To test how the mice responded when a conversation started up, the team initially kept some of the rodents in isolation while recording their solo serenades. Then the scientists relocated the loners to a new home, adjacent to another mouse. However, neither mouse could see or smell the other; they could only communicate by singing. After settling in to his new abode, the team noticed that the incomer became more chatty, singing three times more than he had when there was no audience. What was more striking was how polite the mice were when exchanging words: the mouse that had just moved into the neighbourhood waited patiently until after his new neighbour finished singing and then, within a half a second, rapidly responded with his own tune. This precisely choreographed duetting suggests that singing mice actively track conversations and respond only when the social situation is appropriate.

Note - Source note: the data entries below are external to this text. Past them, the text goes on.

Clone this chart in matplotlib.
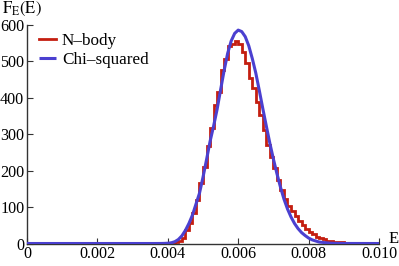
import matplotlib
matplotlib.use("Agg")
import matplotlib.pyplot as plt
import numpy as np

# Histogram (N-body), bin width 0.0001, left edge of first bin
bin_start = 0.0040
bin_width = 0.0001
nbody_density = [0.5, 1, 3, 6, 15, 37, 57, 85, 119, 165, 209, 268,
                 316, 380, 417, 476, 508, 542, 547, 557, 548, 527, 495,
                 454, 426, 389, 353, 312, 270, 238, 206, 174, 147, 122,
                 104, 90, 75, 62, 50, 40, 32, 25, 19, 15, 11, 8, 6, 5,
                 4, 3, 2, 2, 1, 1, 1, 0.5, 0.3, 0.2, 0.1, 0.1]

# Chi-squared curve
chi_E = [0.0, 0.0036, 0.0037, 0.0038, 0.0039, 0.0040, 0.0041, 0.0042, 0.0043,
         0.0044, 0.0045, 0.0046, 0.0047, 0.0048, 0.0049, 0.0050, 0.0051,
         0.0052, 0.0053, 0.0054, 0.0055, 0.0056, 0.0057, 0.0058, 0.0059,
         0.0060, 0.0061, 0.0062, 0.0063, 0.0064, 0.0065, 0.0066, 0.0067,
         0.0068, 0.0069, 0.0070, 0.0071, 0.0072, 0.0073, 0.0074, 0.0075,
         0.0076, 0.0077, 0.0078, 0.0079, 0.0080, 0.0081, 0.0082, 0.0083,
         0.0084, 0.0085, 0.0086, 0.0087, 0.0088, 0.0090, 0.0100]
chi_F = [0.0, 0.0, 0.05, 0.1, 0.3, 0.8, 2, 5, 11,
         21, 36, 55, 78, 108, 138, 182, 230,
         280, 322, 368, 422, 475, 522, 556, 577,
         586, 582, 568, 543, 508, 468, 420, 370,
         322, 275, 232, 192, 155, 122, 95, 73,
         55, 41, 30, 22, 15, 10, 7, 4,
         3, 2, 1, 0.6, 0.3, 0.1, 0.0]

x_ticks = [0, 0.002, 0.004, 0.006, 0.008, 0.010]
x_ticklabels = ["0", "0.002", "0.004", "0.006", "0.008", "0.010"]
y_ticks = [0, 100, 200, 300, 400, 500, 600]

plt.rcParams['font.family'] = ['Liberation Serif', 'DejaVu Serif']
plt.rcParams['mathtext.fontset'] = 'stix'

fig = plt.figure(figsize=(3.99, 2.66), dpi=100)
ax = fig.add_axes([27/399, 1-243.5/266, (379-27)/399, (243.5-25)/266])

edges = bin_start + bin_width*np.arange(len(nbody_density)+1)
red = '#c41e10'
blue = '#4b40d0'
ax.stairs(nbody_density, edges, color=red, lw=2.0, zorder=2, label='N–body')
ax.plot(chi_E, chi_F, color=blue, lw=2.2, zorder=3, label='Chi–squared',
        solid_capstyle='butt')

ax.set_xlim(0, 0.010)
ax.set_ylim(0, 600)
for s in ['top', 'right']:
    ax.spines[s].set_visible(False)
for s in ['left', 'bottom']:
    ax.spines[s].set_color('#333333')
    ax.spines[s].set_linewidth(1.0)
ax.set_xticks(x_ticks)
ax.set_xticklabels(x_ticklabels)
ax.set_yticks(y_ticks)
ax.tick_params(direction='in', length=4, width=0.8, color='#333333',
               labelsize=11.6, pad=2)
ax.patch.set_visible(False)

fig.text(2/399, 1-9/266, r'$\mathrm{F_E(E)}$', fontsize=12, va='center', ha='left')
fig.text(389/399, 1-239/266, 'E', fontsize=12, va='center', ha='left')

leg = ax.legend(loc='upper left', bbox_to_anchor=(0.012, 1.0), frameon=False,
                fontsize=12.3, handlelength=1.0, handletextpad=0.35,
                labelspacing=0.18, borderaxespad=0.0, borderpad=0.45)

fig.savefig('out.png', dpi=100)
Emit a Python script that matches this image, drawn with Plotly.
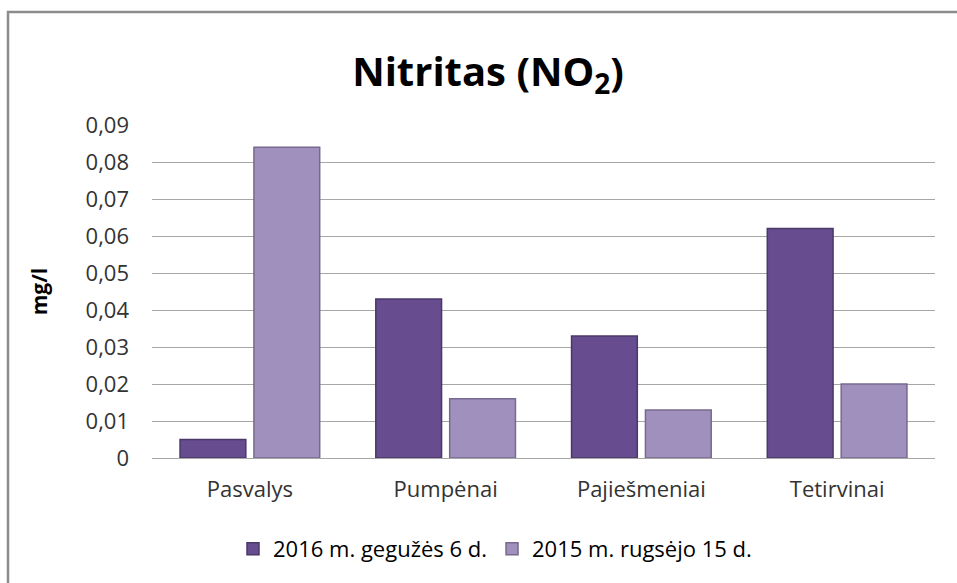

To figure out how singing mice coordinate their colloquy, the researchers investigated the motor cortex, a brain area they suspected to be responsible for polite conversation in mice, and uniquely required for speech production in humans (but not for generating other mammals’ sounds). Knowing that mice become gradually louder and produce notes of longer duration when singing, the team cooled down the motor cortex – to slow down the neural activity. This caused the mice to take longer to spit out what they had to say, but all of the notes were articulated just fine. In contrast, stimulating the motor cortex momentarily interrupted a vocalizing mouse, after which the rodent picked up right where it left off. Lastly, when the team silenced brain activity in the motor cortex with nerve-blocking drugs, the mice still sang as often as before; however, they did not sing back in response to hearing another mouse's song. Taken together, the motor cortex in singing mice seems to be a hub for rapidly perceiving song and precisely orchestrating a vocal reply.
Many creatures across the animal kingdom rely on making sounds to communicate with one another: people use language; birds twitter; Alston's mice sing. These findings from Okobi and his colleagues help extend our understanding of how vocal communication evolved in animals and the shared brain areas that enable animals to chatter, in addition to raising the question of just how quiet mice really are.